Bahamas is a German political magazine with a leading role in the Anti-Germans movement. Bahamas is published in Berlin with two or three issues per annum.
Bahamas was founded in 1992 in Hamburg by the minority fraction of the dissolved Communist League (KB), named "group K". It emerged from the 1990s dispute within the KB about the position on the emerging unification of Germany. While KB's majority current merged with the Eastern German Communist Party renamed Party of Democratic Socialism (PDS), focussing on social opposition to the consequences of the expected restoration of capitalism, the KB minority expected a renewed German nationalism, the resurgence of racism, anti-Semitism and historical revisionism and new German power ambitions and therefore focussed on radically opposing the German unification.
Their pessimistic outlook led them to ironically suggesting "to emigrate to the Bahamas", in an argument to Knut Mellenthin, a prominent spokesman for the majority. "Bahamas" became the name of their main publication organ.

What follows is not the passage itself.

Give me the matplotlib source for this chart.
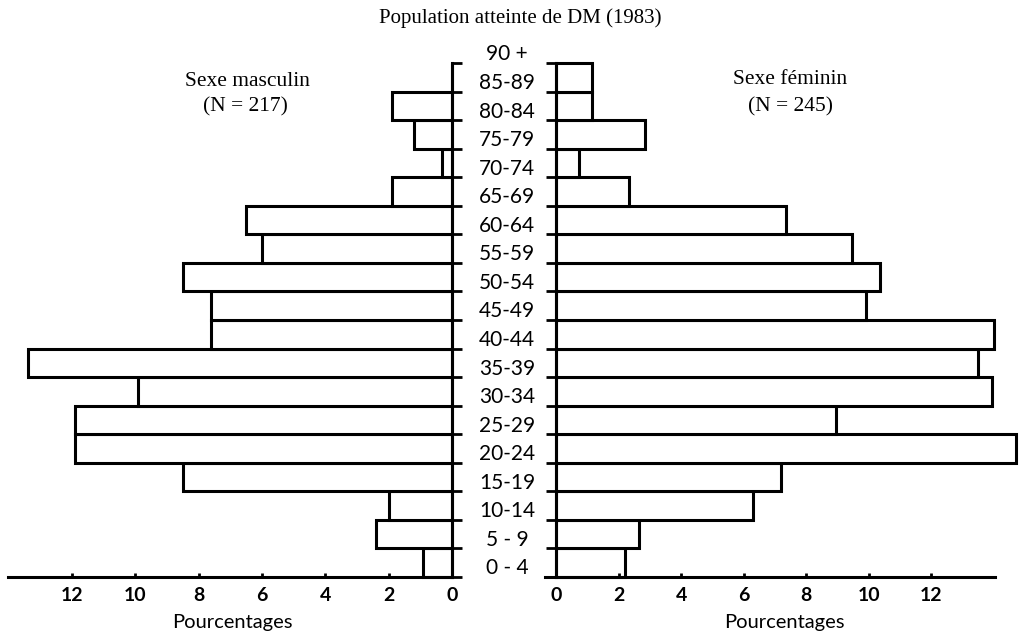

At that time, the most prominent member was journalist Jürgen Elsässer, who is also regarded as author of the neologism "anti-Germans".
In the first years, Bahamas presented a pluralistic debate organ of forces of the radical left from different backgrounds with a common focus on opposition to nationalism, racism and anti-Semitism and the trivialization of those topics among the traditional far left. Gradually the authors started a tendency towards the positions of Freiburg Initiative Socialist forum - relying on critical theory, especially Theodor W. Adorno. A further distancing from traditional positions of the Left was completed and the magazine's focus today is on anti-Semitism. Most of the former KB members left the magazine.